**Directive:** Working from the top of the listing below, retype each line through the line containing "from matplotlib.lines import Line2D", both included, with no pictures.

— start Data —

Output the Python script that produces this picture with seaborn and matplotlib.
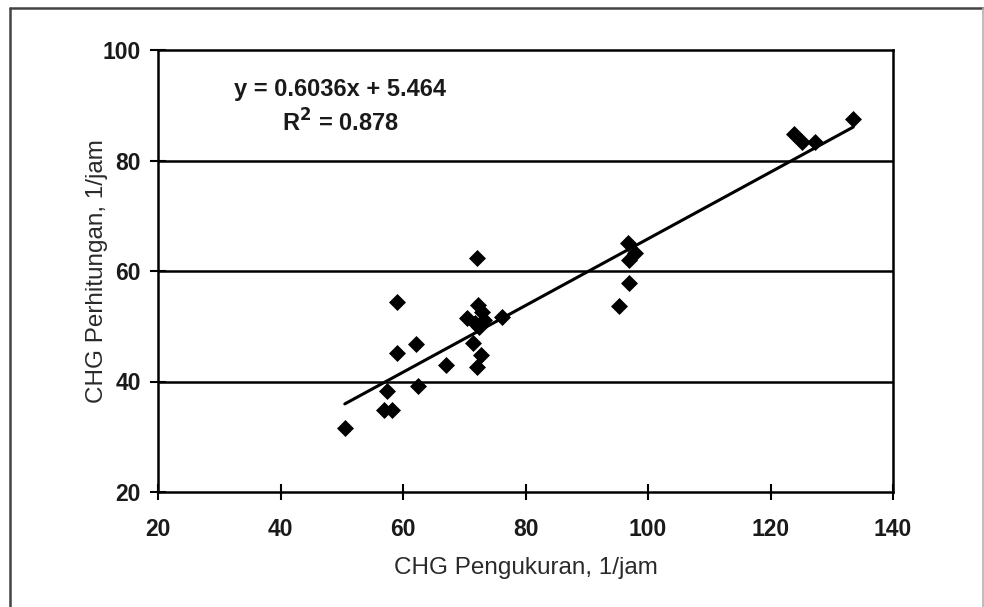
import matplotlib
matplotlib.use("Agg")
import matplotlib.pyplot as plt
import seaborn as sns
import numpy as np
import pandas as pd
from matplotlib.lines import Line2D

# Data
x_measured = [50.5, 56.9, 58.2, 57.4, 59.0, 59.1, 62.2, 62.5, 67.1, 70.4,
              71.5, 72.0, 72.0, 72.8, 71.8, 72.3, 72.9, 72.4, 73.2, 76.1,
              95.2, 96.8, 96.9, 97.9, 96.9, 123.8, 125.2, 127.3, 133.5]
y_computed = [31.6, 34.8, 34.8, 38.2, 45.2, 54.4, 46.8, 39.2, 43.0, 51.5,
              47.0, 62.3, 42.7, 44.8, 50.5, 53.8, 52.6, 49.8, 51.2, 51.7,
              53.7, 65.0, 62.0, 63.2, 57.9, 84.8, 83.3, 83.4, 87.6]
slope = 0.6036
intercept = 5.464
r2 = 0.878
x_ticks = [20, 40, 60, 80, 100, 120, 140]
y_ticks = [20, 40, 60, 80, 100]

df = pd.DataFrame({"x": x_measured, "y": y_computed})

sns.set_theme(style="white")
plt.rcParams["font.family"] = ["Liberation Sans", "DejaVu Sans"]

fig = plt.figure(figsize=(9.84, 6.07), dpi=100)
ax = fig.add_axes([158 / 984, 1 - 492 / 607, (893 - 158) / 984, (492 - 50) / 607])

for yv in [40, 60, 80]:
    ax.axhline(yv, color="black", lw=1.8, zorder=1)

sns.scatterplot(data=df, x="x", y="y", marker="D", s=75, color="black",
                edgecolor="black", linewidth=0, ax=ax, zorder=3)

xs = np.array([min(x_measured), max(x_measured)])
sns.lineplot(x=xs, y=slope * xs + intercept, color="black", lw=2.2, ax=ax, zorder=2)

ax.set_xlim(20, 140)
ax.set_ylim(20, 100)
ax.set_xticks(x_ticks)
ax.set_yticks(y_ticks)
ax.tick_params(axis="both", which="major", bottom=True, left=True,
               direction="inout", length=11, width=1.5,
               labelsize=16.5, colors="black")
ax.tick_params(axis="x", pad=13)
ax.tick_params(axis="y", pad=7)
for lab in ax.get_xticklabels() + ax.get_yticklabels():
    lab.set_fontweight("bold")
    lab.set_color("#1a1a1a")
for sp in ax.spines.values():
    sp.set_color("black")
    sp.set_linewidth(1.8)

ax.set_xlabel("CHG Pengukuran, 1/jam", fontsize=17.5, color="#2a2a2a", labelpad=12)
ax.set_ylabel("CHG Perhitungan, 1/jam", fontsize=17.5, color="#2a2a2a", labelpad=-4)

ax.text(0.248, 0.91, f"y = {slope}x + {intercept}", transform=ax.transAxes,
        ha="center", va="center", fontsize=17, fontweight="bold", color="#1a1a1a")
ax.text(0.248, 0.834, f"R$^\\mathbf{{2}}$ = {r2}", transform=ax.transAxes,
        ha="center", va="center", fontsize=17, fontweight="bold", color="#1a1a1a")

# figure frame (cut at the bottom edge like the reference)
L, R, T = 9.5 / 984, 982.5 / 984, 1 - 8 / 607
fig.add_artist(Line2D([L, L], [0, T], transform=fig.transFigure, color="#444444", lw=1.8))
fig.add_artist(Line2D([L, R], [T, T], transform=fig.transFigure, color="#444444", lw=1.8))
fig.add_artist(Line2D([R, R], [0, T], transform=fig.transFigure, color="#b0b0b0", lw=1.2))

fig.savefig("out.png", dpi=100, facecolor="white")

— end Data —

**Task answer:**
Output the Python script that produces this picture with seaborn and matplotlib.
import matplotlib
matplotlib.use("Agg")
import matplotlib.pyplot as plt
import seaborn as sns
import numpy as np
import pandas as pd
from matplotlib.lines import Line2D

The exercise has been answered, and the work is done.